In April 2018, Bashar al-Assad ratified the contract signed between the Syrian General Organization for Geology and Mineral Resources and the Russian Stroytransgaz to extract phosphates from the Sharqiya mines in Palmyra, central Syria, for a period of 50 years.

After the Russian domination of Palmyra phosphate in November 2018, Stroytransgaz signed a contract to invest in the company and its three plants for a period of 40 extendable years with the General Fertilizer Company in Homs (the largest chemical industrial complex in Syria that produces, through its three plants, nitrogenous and phosphate fertilizers, and provides the entire needs of the agricultural sector).

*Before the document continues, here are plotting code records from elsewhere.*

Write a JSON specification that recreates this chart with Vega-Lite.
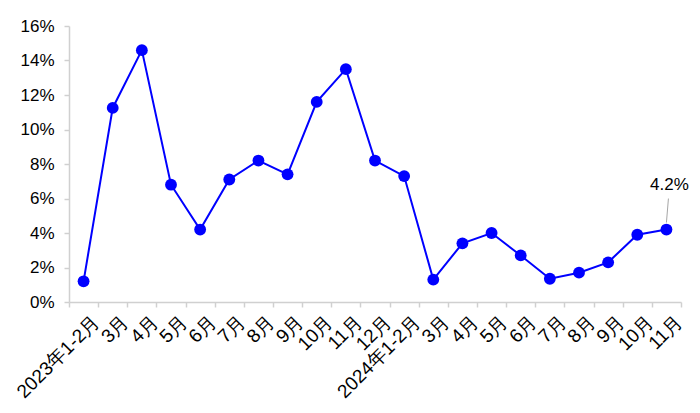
{
  "$schema": "https://vega.github.io/schema/vega-lite/v6.json",
  "width": 612,
  "height": 276,
  "padding": {"left": 13, "top": 17, "right": 20, "bottom": 5},
  "background": "white",
  "config": {
    "view": {"stroke": null},
    "font": "Liberation Sans",
    "axis": {
      "labelFont": "Liberation Sans",
      "labelFontSize": 17,
      "labelColor": "#000000",
      "domainColor": "#d0d0d0",
      "tickColor": "#d0d0d0",
      "domainWidth": 1.5,
      "tickWidth": 1.5,
      "grid": false,
      "title": null
    }
  },
  "data": {
    "values": [
      {"key": "2023年1-2月", "value": 0.012},
      {"key": "2023年3月", "value": 0.1125},
      {"key": "2023年4月", "value": 0.146},
      {"key": "2023年5月", "value": 0.068},
      {"key": "2023年6月", "value": 0.042},
      {"key": "2023年7月", "value": 0.071},
      {"key": "2023年8月", "value": 0.082},
      {"key": "2023年9月", "value": 0.074},
      {"key": "2023年10月", "value": 0.116},
      {"key": "2023年11月", "value": 0.135},
      {"key": "2023年12月", "value": 0.082},
      {"key": "2024年1-2月", "value": 0.073},
      {"key": "2024年3月", "value": 0.013},
      {"key": "2024年4月", "value": 0.034},
      {"key": "2024年5月", "value": 0.040},
      {"key": "2024年6月", "value": 0.027},
      {"key": "2024年7月", "value": 0.0135},
      {"key": "2024年8月", "value": 0.017},
      {"key": "2024年9月", "value": 0.023},
      {"key": "2024年10月", "value": 0.039},
      {"key": "2024年11月", "value": 0.042}
    ]
  },
  "encoding": {
    "x": {
      "field": "key",
      "type": "ordinal",
      "sort": null,
      "scale": {"paddingInner": 0, "paddingOuter": 0},
      "axis": {
        "labelAngle": -45,
        "labelAlign": "right",
        "labelBaseline": "top",
        "labelPadding": 5,
        "labelOffset": 6,
        "labelFontSize": 19,
        "tickBand": "extent",
        "tickSize": 5,
        "labelExpr": "(datum.label == '2023年1-2月' || datum.label == '2024年1-2月') ? datum.label : substring(datum.label, 5)"
      }
    },
    "y": {
      "field": "value",
      "type": "quantitative",
      "scale": {"domain": [0, 0.16]},
      "axis": {
        "format": ".0%",
        "values": [0, 0.02, 0.04, 0.06, 0.08, 0.1, 0.12, 0.14, 0.16],
        "tickSize": 5,
        "labelPadding": 10
      }
    }
  },
  "layer": [
    {"mark": {"type": "line", "color": "#0000ff", "strokeWidth": 2}},
    {"mark": {"type": "point", "filled": true, "color": "#0000ff", "size": 140, "opacity": 1}},
    {
      "transform": [{"filter": "datum.key == '2024年11月'"}],
      "mark": {"type": "rule", "color": "#a6a6a6", "strokeWidth": 1, "yOffset": -7, "y2Offset": -31, "x2Offset": 2},
      "encoding": {
        "x2": {"field": "key"},
        "y2": {"field": "value"}
      }
    },
    {
      "transform": [{"filter": "datum.key == '2024年11月'"}],
      "mark": {"type": "text", "fontSize": 17, "color": "#000000", "dy": -45, "dx": 3, "baseline": "middle", "align": "center"},
      "encoding": {
        "text": {"field": "value", "type": "quantitative", "format": ".1%"}
      }
    }
  ]
}
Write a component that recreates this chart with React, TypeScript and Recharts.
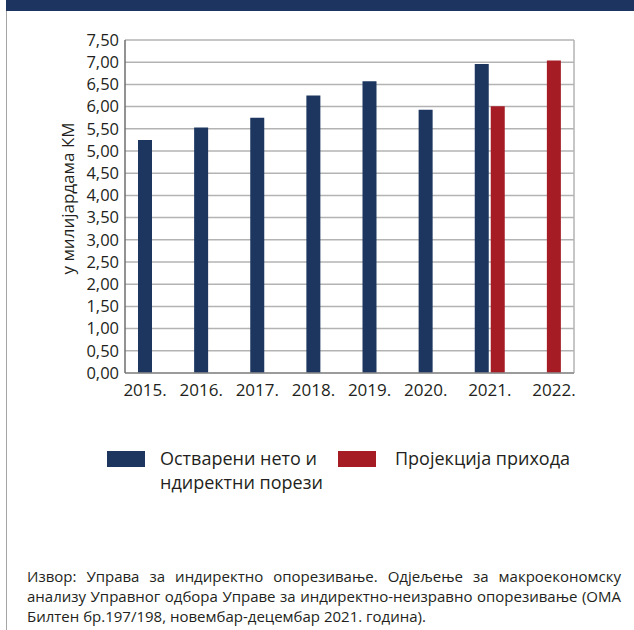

On April 25, 2019, the Minister of Transport in the government of the Syrian regime, Ali Hammoud, announced that the contract with Stroytransgaz, for a period of 49 years, regarding the port of Tartus, is an investment contract, not a lease.

In view of the duration of the investment contracts signed so far, questions arise about the legality of these agreements and their fate in the event of a change in the regime that delivered these projects in accordance with its interests.

Ahmad Qirbi, Ph.D. in Law and the researcher at the Syrian Dialogue Center told Enab Baladi that the Syrian regime is the legitimate authority representing the Syrian state, which is officially recognized by the United Nations, and therefore it has the right, according to the laws, to conclude treaties and agreements, and these agreements are legally valid.

The agreements in this context are not linked to the regime in particular, and it is possible later, if desired, to terminate the agreement or withdraw from it, but this will be met with legal consequences, according to Qirbi.

Qirbi believes that the long-term agreements will have political, economic, and security effects, and at the very least, they will deprive the Syrian state of controlling its natural and industrial wealth and resources in the future.